Well, I’m not a casual observer and have no problem saying that this country’s woes can be traced to the abandonment of God and moral absolutes for the false comfort of secular relativism.

This isn’t something that I just thought of when I woke up this morning, it’s a conversation I often have with friends and colleagues. This past weekend, one of my closest friends and I talked at length about it, and I figured that it was time to write something.

It is important to note up front that I am in no way positing that all people of faith are good people or that all secular non-believers are bad. Far from it. I’m just saying that things tended to be better when there was some sort of moral compass involved, even if there was disagreement on the particular brand of compass.

While I am not given to quoting Bible verses to make a point, there is one that pertains to what I’m trying to say here.
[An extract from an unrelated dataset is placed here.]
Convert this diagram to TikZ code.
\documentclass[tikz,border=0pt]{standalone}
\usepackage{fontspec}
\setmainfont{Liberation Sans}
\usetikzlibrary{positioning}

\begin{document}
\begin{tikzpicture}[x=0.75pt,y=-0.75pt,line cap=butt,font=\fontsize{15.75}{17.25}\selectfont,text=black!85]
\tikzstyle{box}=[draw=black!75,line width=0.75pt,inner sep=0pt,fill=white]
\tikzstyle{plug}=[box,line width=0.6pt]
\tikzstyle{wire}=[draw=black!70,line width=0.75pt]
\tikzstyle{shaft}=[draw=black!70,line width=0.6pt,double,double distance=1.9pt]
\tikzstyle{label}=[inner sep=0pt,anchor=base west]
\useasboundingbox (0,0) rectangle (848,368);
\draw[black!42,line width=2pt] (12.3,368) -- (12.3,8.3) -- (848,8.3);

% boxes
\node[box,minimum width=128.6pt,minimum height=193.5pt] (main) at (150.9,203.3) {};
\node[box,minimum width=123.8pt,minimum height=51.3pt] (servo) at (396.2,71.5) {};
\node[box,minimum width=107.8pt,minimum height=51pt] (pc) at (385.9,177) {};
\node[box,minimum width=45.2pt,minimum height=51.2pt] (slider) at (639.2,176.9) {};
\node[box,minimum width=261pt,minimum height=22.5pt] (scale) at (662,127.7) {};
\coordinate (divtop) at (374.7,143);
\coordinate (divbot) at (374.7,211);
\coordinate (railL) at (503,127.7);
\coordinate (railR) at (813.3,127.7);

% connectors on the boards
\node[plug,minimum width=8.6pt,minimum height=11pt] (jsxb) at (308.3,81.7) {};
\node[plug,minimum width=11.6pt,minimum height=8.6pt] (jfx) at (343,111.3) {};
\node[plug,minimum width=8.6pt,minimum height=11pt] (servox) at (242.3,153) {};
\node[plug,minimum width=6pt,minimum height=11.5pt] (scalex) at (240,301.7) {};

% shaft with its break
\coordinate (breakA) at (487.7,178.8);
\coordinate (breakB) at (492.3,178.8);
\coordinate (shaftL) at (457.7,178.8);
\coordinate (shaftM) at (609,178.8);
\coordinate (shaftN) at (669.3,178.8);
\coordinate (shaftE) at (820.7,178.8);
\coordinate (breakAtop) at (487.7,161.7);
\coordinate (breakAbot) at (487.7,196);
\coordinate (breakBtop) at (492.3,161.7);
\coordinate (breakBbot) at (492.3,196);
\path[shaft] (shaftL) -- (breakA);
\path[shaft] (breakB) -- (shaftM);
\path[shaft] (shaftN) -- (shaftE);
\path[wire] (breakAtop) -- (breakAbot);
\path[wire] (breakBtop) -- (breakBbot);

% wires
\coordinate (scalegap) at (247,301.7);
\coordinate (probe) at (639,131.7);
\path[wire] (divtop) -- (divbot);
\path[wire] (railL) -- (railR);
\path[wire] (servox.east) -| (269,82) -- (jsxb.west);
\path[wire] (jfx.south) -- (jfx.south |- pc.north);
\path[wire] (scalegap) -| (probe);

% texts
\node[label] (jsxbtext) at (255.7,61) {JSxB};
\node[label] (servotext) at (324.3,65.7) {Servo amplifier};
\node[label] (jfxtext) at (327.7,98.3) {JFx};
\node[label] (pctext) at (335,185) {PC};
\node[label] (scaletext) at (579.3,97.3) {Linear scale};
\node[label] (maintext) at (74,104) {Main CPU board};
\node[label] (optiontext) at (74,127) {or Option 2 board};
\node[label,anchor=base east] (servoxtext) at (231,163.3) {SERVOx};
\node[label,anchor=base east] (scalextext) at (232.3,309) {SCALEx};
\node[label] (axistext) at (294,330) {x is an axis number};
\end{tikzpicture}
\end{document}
The last few chapters of the Book of Judges in the Old Testament are filled with tales of wholesale slaughter and cruelty. It’s truly gruesome stuff, even by OT standards. The final verse of Judges says, “In those days there was no king in Israel; every man did what was right in his own eyes.”

At least we know that moral relativism isn’t new.

We need look no further than the abortion issue to see the perils of tossing all morality out of the window. Secular relativists have powers of rationalization that enable them to come to any conclusion they want. They begin by convincing themselves that the life that abortion terminates isn’t really a life. To reach that conclusion, one has to completely dismiss biology. Anyone taking this interior trip is then on the slipperiest of all slippery slopes.

After that, it’s easy to condone violence against anyone who doesn’t agree with you on the issue. After all, every man doing “what is right in his own eyes” sees his right as the highest good. That makes it easy to justify any means to defend it.

It’s a “chicken or the egg” situation when trying to determine whether individuals or institutions led the charge to secular relativism. I tend to think it was the former, who had too much influence on the latter.

Like Academia.

A fringe contingent of ivory tower commies on college campuses has polluted countless American institutions with its godless secular lunacy over the last half-century, and there may be no coming back from it. Academics hold so much sway over mainstream media outlets that journalism has been all but abandoned. That’s why The New York Times felt comfortable burying the story of the attempted assassination of Justice Brett Kavanaugh in a part of the paper generally devoted to complaining about city council lunch expenditures.